-- START --

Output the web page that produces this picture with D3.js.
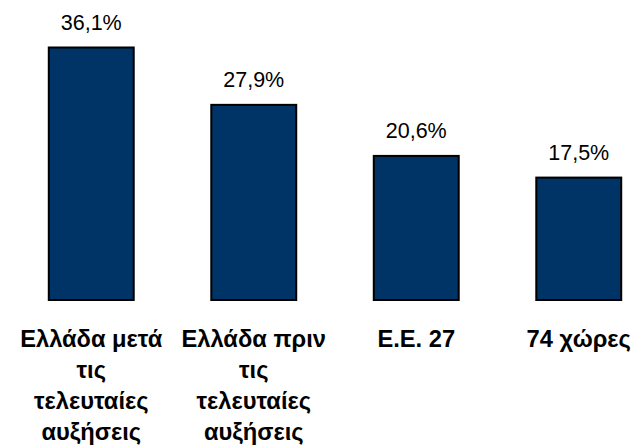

-- END --
-- START --

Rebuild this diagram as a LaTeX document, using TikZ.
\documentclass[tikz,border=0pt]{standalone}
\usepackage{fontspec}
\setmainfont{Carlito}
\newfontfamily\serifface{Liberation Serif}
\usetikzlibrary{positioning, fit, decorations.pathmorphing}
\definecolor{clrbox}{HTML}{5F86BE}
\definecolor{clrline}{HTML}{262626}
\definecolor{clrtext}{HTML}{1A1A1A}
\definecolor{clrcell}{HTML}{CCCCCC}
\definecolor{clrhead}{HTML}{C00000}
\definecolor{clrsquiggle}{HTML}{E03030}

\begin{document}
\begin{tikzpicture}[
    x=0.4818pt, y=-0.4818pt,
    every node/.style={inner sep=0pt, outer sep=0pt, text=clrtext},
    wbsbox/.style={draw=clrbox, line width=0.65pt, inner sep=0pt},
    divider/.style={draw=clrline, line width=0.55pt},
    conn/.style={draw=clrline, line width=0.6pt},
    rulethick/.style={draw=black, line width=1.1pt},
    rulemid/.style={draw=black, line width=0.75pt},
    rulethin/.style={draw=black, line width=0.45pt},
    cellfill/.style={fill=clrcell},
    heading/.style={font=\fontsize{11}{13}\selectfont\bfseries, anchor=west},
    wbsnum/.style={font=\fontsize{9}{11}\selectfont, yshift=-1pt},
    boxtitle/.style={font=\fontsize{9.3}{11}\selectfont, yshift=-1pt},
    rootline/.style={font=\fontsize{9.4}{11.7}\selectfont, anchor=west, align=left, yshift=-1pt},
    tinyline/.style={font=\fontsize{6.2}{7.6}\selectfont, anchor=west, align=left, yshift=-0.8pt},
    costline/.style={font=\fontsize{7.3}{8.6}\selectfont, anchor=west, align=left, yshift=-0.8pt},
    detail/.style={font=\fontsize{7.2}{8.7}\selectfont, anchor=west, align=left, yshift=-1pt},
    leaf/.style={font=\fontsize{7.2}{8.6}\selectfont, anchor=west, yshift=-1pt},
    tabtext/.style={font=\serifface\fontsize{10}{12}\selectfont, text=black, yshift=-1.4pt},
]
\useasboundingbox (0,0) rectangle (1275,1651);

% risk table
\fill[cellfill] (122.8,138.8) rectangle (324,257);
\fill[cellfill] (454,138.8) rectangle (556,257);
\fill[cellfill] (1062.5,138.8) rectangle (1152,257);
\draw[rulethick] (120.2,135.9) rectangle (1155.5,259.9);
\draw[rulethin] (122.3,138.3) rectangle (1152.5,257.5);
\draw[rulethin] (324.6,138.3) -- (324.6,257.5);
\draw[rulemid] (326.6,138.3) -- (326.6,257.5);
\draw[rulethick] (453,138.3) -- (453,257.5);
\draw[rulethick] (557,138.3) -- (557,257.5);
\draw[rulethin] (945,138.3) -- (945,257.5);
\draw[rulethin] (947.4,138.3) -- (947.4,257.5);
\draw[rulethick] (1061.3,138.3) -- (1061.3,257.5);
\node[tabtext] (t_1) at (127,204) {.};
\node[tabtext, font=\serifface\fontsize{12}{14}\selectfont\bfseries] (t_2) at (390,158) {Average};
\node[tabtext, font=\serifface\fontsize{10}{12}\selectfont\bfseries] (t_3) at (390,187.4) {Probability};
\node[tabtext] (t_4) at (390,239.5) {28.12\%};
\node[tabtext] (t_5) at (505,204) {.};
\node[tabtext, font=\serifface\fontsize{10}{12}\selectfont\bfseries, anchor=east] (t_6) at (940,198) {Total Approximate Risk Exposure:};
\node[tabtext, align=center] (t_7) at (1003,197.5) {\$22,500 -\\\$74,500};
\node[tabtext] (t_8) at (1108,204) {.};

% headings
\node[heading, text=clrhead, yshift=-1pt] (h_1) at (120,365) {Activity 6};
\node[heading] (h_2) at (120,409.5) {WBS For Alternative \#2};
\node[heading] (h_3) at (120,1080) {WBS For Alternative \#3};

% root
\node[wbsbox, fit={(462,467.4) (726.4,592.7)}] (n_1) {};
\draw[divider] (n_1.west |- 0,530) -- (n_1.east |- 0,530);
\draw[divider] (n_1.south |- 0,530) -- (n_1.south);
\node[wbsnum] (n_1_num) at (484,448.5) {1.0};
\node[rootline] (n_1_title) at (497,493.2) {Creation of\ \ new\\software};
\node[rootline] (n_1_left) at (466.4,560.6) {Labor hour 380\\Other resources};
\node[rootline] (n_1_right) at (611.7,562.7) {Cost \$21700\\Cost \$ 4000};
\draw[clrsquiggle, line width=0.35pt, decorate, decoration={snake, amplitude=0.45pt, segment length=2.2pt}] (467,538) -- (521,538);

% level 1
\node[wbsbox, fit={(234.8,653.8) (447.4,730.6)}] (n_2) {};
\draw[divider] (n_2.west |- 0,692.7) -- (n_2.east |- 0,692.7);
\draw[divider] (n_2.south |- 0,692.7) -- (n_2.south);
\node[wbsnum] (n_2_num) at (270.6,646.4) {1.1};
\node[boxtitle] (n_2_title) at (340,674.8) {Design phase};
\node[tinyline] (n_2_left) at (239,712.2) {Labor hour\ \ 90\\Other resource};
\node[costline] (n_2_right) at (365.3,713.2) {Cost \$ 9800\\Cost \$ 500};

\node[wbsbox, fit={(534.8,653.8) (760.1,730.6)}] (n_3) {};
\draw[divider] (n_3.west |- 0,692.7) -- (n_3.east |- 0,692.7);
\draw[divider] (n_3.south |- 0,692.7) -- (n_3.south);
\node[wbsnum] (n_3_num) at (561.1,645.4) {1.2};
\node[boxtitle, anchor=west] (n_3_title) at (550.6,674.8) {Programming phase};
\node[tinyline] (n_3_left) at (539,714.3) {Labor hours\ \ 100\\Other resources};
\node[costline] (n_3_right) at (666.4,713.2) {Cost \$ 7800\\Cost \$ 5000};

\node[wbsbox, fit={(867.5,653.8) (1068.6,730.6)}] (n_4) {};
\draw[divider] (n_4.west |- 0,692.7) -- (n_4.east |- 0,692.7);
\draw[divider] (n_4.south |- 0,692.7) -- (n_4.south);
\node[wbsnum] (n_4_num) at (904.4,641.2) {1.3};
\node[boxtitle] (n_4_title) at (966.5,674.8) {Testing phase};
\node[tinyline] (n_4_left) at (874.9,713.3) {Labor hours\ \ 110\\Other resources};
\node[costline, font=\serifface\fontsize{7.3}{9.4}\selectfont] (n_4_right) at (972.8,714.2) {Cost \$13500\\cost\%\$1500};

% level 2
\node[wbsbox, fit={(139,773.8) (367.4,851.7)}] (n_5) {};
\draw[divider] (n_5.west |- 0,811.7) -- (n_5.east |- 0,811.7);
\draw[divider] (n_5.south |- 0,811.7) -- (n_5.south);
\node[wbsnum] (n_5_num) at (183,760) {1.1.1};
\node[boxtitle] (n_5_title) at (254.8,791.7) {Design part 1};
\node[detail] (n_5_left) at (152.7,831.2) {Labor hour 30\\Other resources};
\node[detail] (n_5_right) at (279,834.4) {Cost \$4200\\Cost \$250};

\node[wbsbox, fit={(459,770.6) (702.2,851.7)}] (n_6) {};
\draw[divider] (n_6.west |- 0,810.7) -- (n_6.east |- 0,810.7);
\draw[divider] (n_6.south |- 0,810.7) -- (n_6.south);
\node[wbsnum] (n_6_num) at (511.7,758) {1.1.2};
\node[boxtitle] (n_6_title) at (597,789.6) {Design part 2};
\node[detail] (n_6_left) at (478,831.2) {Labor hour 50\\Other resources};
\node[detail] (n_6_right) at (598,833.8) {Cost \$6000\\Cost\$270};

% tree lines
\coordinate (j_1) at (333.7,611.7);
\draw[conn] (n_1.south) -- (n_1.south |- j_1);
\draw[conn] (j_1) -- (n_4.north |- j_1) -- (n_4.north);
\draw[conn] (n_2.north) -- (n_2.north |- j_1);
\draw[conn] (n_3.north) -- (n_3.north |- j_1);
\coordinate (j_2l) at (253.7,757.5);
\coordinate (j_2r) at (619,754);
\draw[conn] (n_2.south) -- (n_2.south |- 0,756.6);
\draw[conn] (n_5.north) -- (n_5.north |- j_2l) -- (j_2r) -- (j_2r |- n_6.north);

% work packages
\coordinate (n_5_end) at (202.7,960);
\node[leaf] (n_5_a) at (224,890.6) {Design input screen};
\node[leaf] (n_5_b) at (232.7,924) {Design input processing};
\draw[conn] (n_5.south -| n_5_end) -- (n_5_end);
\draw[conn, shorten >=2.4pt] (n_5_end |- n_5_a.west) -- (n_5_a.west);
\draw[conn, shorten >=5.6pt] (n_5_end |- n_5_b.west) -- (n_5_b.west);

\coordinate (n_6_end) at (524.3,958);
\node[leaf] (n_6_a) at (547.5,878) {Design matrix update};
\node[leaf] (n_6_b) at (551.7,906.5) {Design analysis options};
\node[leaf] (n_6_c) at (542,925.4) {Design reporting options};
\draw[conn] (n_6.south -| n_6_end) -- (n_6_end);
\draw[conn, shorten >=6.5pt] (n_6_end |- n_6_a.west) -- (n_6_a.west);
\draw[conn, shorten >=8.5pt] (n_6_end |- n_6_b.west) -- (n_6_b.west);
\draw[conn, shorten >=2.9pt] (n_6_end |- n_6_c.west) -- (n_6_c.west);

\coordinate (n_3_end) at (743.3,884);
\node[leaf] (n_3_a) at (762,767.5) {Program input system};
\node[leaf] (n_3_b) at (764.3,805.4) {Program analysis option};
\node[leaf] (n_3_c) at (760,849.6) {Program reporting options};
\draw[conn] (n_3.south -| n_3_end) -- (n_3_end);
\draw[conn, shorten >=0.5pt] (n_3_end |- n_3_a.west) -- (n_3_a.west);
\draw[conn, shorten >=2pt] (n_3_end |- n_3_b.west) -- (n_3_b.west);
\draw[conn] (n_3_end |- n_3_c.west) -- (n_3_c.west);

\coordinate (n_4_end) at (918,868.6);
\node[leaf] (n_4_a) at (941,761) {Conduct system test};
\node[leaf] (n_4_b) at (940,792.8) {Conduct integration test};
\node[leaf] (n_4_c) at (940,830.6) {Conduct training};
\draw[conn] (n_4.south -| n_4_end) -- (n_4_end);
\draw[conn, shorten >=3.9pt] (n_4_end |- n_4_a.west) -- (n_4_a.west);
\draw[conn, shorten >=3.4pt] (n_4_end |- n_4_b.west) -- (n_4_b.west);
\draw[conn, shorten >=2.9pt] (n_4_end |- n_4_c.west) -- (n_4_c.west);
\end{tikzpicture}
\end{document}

-- END --
-- START --

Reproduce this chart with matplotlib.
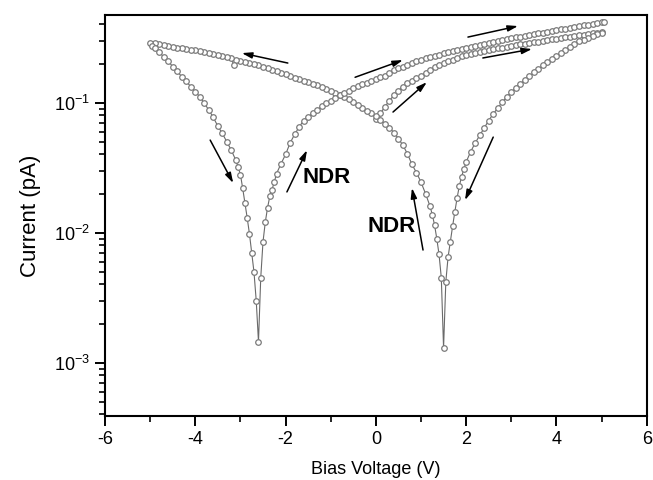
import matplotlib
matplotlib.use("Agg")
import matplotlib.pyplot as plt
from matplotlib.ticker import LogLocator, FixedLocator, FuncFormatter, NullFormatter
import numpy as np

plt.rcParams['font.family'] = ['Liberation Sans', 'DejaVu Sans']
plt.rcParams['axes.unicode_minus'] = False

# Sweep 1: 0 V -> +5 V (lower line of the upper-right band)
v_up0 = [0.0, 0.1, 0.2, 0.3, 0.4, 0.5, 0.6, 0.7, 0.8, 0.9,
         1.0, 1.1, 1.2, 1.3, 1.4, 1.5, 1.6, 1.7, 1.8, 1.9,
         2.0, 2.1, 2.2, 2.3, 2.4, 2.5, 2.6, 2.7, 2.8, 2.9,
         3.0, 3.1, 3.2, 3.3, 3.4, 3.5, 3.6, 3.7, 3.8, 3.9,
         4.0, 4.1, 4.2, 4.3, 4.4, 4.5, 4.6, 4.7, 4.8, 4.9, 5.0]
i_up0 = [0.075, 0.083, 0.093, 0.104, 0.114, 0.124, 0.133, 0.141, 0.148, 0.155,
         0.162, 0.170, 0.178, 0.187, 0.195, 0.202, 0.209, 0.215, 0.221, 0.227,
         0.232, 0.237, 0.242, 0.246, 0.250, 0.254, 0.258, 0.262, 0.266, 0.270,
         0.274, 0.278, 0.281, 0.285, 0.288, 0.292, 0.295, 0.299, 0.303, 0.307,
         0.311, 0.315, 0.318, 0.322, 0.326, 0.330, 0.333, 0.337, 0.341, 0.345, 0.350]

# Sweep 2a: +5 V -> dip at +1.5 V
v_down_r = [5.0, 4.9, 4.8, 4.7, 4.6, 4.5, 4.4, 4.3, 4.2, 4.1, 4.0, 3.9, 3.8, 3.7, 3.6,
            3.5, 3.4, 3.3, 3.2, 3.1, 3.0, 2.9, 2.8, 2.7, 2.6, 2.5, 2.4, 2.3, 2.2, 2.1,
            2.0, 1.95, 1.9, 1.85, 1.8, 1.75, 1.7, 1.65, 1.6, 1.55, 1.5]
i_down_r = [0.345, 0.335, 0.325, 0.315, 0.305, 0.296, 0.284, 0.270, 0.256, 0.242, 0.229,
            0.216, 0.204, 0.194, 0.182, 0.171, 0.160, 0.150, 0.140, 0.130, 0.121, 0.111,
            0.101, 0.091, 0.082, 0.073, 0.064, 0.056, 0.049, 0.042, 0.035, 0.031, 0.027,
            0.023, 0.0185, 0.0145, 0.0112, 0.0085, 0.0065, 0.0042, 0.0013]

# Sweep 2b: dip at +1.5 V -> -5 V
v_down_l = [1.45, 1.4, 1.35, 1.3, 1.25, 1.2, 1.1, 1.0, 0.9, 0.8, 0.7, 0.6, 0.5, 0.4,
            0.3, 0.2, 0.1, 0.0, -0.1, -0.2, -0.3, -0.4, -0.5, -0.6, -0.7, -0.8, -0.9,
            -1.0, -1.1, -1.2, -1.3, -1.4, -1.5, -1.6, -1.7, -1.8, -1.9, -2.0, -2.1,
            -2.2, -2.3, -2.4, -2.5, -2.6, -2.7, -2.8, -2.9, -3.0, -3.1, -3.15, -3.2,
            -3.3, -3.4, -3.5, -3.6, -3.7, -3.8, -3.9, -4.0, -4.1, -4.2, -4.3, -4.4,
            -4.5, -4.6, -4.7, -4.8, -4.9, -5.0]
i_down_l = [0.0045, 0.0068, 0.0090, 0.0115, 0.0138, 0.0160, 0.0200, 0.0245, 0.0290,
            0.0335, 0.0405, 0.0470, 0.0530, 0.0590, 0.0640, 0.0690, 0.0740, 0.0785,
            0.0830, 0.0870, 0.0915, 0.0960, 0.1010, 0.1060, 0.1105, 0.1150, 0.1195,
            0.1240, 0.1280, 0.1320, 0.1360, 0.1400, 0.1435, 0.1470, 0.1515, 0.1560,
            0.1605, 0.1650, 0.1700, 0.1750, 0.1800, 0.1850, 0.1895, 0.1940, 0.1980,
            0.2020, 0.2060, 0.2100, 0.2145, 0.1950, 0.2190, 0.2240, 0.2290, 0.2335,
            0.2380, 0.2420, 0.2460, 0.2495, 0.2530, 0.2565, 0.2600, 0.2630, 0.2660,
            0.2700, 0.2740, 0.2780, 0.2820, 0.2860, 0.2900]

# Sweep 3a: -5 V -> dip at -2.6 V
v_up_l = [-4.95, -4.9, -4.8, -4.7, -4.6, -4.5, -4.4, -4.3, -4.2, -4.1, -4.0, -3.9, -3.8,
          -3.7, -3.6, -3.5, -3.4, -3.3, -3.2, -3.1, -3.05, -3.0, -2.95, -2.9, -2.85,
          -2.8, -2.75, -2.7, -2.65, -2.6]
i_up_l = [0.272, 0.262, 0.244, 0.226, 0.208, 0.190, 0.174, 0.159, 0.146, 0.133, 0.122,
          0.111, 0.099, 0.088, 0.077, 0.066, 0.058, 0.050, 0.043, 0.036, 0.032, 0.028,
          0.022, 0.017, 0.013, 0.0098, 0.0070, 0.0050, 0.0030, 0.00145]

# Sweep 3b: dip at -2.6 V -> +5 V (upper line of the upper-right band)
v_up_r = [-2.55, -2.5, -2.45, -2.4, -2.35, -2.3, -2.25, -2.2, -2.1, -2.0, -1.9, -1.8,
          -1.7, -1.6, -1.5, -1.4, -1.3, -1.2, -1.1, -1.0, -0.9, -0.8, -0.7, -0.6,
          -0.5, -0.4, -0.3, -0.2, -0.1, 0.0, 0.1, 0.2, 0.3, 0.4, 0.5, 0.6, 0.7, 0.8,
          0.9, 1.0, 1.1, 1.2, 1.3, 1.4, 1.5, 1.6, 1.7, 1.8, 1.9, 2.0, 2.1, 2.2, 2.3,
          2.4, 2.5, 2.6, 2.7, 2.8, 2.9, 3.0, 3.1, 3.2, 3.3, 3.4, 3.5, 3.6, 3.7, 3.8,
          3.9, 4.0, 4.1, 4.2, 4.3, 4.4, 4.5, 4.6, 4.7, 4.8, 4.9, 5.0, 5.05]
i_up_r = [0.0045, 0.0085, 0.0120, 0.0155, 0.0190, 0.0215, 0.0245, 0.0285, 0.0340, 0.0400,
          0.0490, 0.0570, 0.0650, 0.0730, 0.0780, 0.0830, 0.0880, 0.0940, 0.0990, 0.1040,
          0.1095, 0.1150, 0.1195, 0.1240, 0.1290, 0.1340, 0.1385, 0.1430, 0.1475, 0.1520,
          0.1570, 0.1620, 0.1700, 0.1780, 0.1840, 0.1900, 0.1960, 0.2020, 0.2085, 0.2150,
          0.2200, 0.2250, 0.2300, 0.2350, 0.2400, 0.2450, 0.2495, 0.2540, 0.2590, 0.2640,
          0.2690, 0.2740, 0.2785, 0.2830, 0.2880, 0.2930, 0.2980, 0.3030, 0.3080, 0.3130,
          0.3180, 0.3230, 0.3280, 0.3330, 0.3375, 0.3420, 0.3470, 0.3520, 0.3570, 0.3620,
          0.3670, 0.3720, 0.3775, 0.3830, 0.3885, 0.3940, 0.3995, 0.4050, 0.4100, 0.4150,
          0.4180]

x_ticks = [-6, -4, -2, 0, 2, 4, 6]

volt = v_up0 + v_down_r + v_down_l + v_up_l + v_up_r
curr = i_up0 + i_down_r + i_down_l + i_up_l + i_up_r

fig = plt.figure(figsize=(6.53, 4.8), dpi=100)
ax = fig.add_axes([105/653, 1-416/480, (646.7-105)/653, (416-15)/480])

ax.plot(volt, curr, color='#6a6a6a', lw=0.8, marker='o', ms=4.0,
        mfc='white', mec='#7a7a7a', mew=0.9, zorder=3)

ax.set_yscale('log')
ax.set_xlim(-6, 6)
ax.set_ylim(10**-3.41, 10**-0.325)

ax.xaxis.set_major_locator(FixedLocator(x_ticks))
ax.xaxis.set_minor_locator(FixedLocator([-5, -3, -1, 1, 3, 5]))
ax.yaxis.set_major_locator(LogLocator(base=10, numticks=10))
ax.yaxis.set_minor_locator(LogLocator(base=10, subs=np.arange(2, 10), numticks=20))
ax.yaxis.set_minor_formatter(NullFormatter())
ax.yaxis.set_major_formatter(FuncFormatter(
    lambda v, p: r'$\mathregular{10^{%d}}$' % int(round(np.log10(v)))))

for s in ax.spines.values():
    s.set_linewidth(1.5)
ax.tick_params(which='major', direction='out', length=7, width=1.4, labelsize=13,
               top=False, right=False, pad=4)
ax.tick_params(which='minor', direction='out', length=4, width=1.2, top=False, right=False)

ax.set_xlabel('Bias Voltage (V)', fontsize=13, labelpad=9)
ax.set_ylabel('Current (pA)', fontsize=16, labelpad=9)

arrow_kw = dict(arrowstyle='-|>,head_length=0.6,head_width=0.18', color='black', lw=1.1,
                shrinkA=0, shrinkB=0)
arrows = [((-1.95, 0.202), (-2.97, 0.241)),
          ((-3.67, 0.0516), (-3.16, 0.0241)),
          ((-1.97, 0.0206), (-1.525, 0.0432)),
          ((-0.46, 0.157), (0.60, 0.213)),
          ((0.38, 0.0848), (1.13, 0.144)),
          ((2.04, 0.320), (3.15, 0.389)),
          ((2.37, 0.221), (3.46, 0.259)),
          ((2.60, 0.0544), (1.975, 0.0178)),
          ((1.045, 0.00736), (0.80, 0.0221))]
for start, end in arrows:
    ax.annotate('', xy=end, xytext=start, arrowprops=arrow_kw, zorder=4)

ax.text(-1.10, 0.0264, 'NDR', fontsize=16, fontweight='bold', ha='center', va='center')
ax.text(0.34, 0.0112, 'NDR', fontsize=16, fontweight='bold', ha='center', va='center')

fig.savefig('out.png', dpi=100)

-- END --

** WHAT THE EXERCISE ASKS **
Point out every line holding the string "this" and copy it.

** TASK RESPONSE **
Output the web page that produces this picture with D3.js.
Rebuild this diagram as a LaTeX document, using TikZ.
Reproduce this chart with matplotlib.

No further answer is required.